Dr. Mac’s Rants & Raves
Episode #162

 

You’ve probably figured out by now that I’m obsessed with personal productivity when using my Macs and iDevices, and as a result spend an inordinate amount of time looking for ways to perform tasks better, faster, or more elegantly. I like to think of it as “working smarter.”

Long ago I determined that the number one productivity booster on my Mac was screen real estate. So, for as long as I can remember I’ve used 2 displays with whatever Mac sat on (or under) my desk. For a while I even had a three monitor setup, but while adding the second monitor made a huge difference in my productivity, adding a third one didn’t help that much and took up a lot of desk space.

So while I’m uber-productive when I work at home with my dual-monitor system, the issue has always been with travel (and I travel a lot). Being restricted to a single screen (my MacBook Air’s cramped 13-inch non-Retina display) just plain slows me down. With two displays I can arrange five, six, or more windows from different apps and switch among them with abandon; when I’m limited to the MacBook Air’s built-in display, windows cover windows and everything gets stacked up in a jumble, taking more time and effort to find the window I need.

I tried a couple of cheap USB “travel displays” but they were too bulky and heavy. So, for years I’ve suffered with a single display when I was on the road. Then I found Duet Display ($15.99 in the iTunes App Store), which turns almost any iPad or iPhone into an external display for your Mac. I had tried apps that let you use your iPad as a second screen via Wi-Fi, but while they all worked, none of them worked well enough to use regularly. Watching a video rarely worked on them and there was often a noticeable lag between moving the mouse (or finger on the trackpad) and what I saw on the screen.

Duet Display, developed by ex-Apple engineers, eschews Wi-Fi. Instead, you connect your iDevice to your Mac with the same USB cable (Lightning or Dock Connector) you would use to charge or sync your device. Then, just launch the free Duet Display app on your Mac; launch the Duet Display app on your iPad; and in seconds your iPad turns into an external display for your Mac.   

Dr. Mac with Duet Display

Duet Display more than doubles my available screen space.

And it behaves like any other Mac display. You can use the Displays System Preferences pane to change resolution or display placement (left, right, above, and below the main monitor), or use the handy Duet Display menu to tweak these and other settings (like frame rate, performance, graphics card, and more).

Dr. Mac with Duet Display

And Duet Display behaves just like any other external monitor.   

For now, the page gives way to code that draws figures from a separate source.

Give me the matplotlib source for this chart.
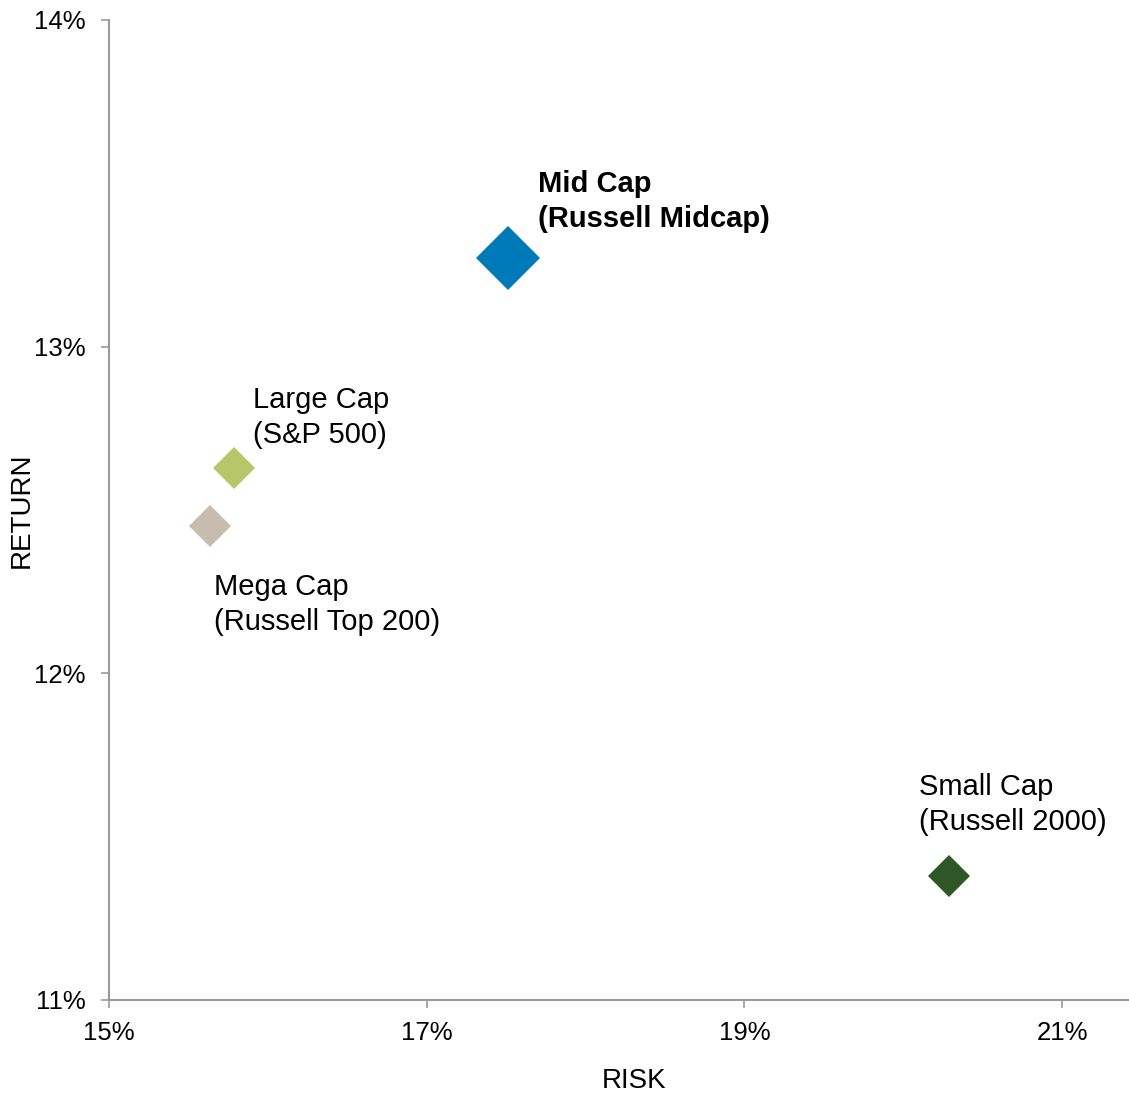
import matplotlib
matplotlib.use("Agg")
import matplotlib.pyplot as plt
from matplotlib.ticker import FuncFormatter

plt.rcParams['font.family'] = ['Liberation Sans', 'DejaVu Sans']

# Data
labels = ["Mid Cap\n(Russell Midcap)", "Large Cap\n(S&P 500)",
          "Mega Cap\n(Russell Top 200)", "Small Cap\n(Russell 2000)"]
risk = [17.51, 15.79, 15.635, 20.29]
ret = [13.27, 12.63, 12.45, 11.38]
colors = ["#0079B9", "#B8C66A", "#C8BCAE", "#2F5725"]
bold = [True, False, False, False]
x_ticks = [15, 17, 19, 21]
y_ticks = [11, 12, 13, 14]

# Styling (not data)
marker_sizes = [32.5, 21.8, 21.8, 21.3]
label_offsets_px = [(30, 57), (19, 50), (4, -78), (-30, 71)]

fig = plt.figure(figsize=(11.29, 10.96), dpi=100)
ax = fig.add_axes([0.0965, 0.0876, 0.9035, 0.8942])

for x, y, c, ms in zip(risk, ret, colors, marker_sizes):
    ax.plot([x], [y], marker='D', markersize=ms, color=c, linestyle='none',
            markeredgewidth=0, clip_on=False)

for x, y, lab, off, b in zip(risk, ret, labels, label_offsets_px, bold):
    ax.annotate(lab, xy=(x, y), xytext=off, textcoords='offset pixels',
                ha='left', va='center', fontsize=21,
                fontweight='bold' if b else 'normal', linespacing=1.32,
                color='black')

ax.set_xlim(15, 21.42)
ax.set_ylim(11, 14)
ax.set_xticks(x_ticks)
ax.set_yticks(y_ticks)
fmt = FuncFormatter(lambda v, p: f"{v:.0f}%")
ax.xaxis.set_major_formatter(fmt)
ax.yaxis.set_major_formatter(fmt)

for s in ['top', 'right']:
    ax.spines[s].set_visible(False)
for s in ['left', 'bottom']:
    ax.spines[s].set_color('#999999')
    ax.spines[s].set_linewidth(1.5)
ax.tick_params(axis='both', direction='out', length=6, width=1.2, color='#999999',
               labelsize=18.5, labelcolor='black')
ax.tick_params(axis='x', pad=9)
ax.tick_params(axis='y', pad=11)

ax.set_xlabel("RISK", fontsize=20, va='center')
ax.set_ylabel("RETURN", fontsize=20, va='center')
ax.xaxis.set_label_coords(0.515, -0.083)
ax.yaxis.set_label_coords(-0.0853, 0.5)

fig.savefig("out.png", dpi=100)
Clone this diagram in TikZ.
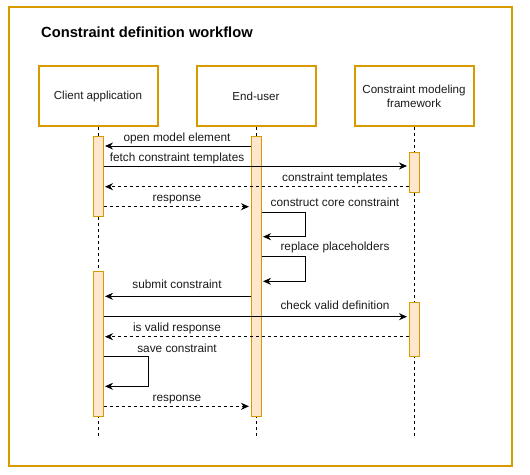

Actually, it behaves better than most other external monitors — in addition to responding to your Mac mouse or trackpad, you can also use your finger directly on the screen to interact with your Mac applications by touch! And, for those fortunate enough to have an iPad Air 2 or iPad Pro, you can choose to use your iPad in "hybrid mode," allocating two-thirds of the screen to the Mac and one third to your favorite split-screen iOS app.

Duet Display on iPad Pro with Hybrid Mode

This iPad screen shot shows the Mac Photo Booth window on the left and the iPad Mail app on the right.

At $15.99 Duet Display sounds pricey for an iOS app. But to me, it’s been worth every penny. What else would make me almost as productive on the road as I am at home for less than the price of a good lunch? These days, anywhere my MacBook Air goes my iPad goes as well.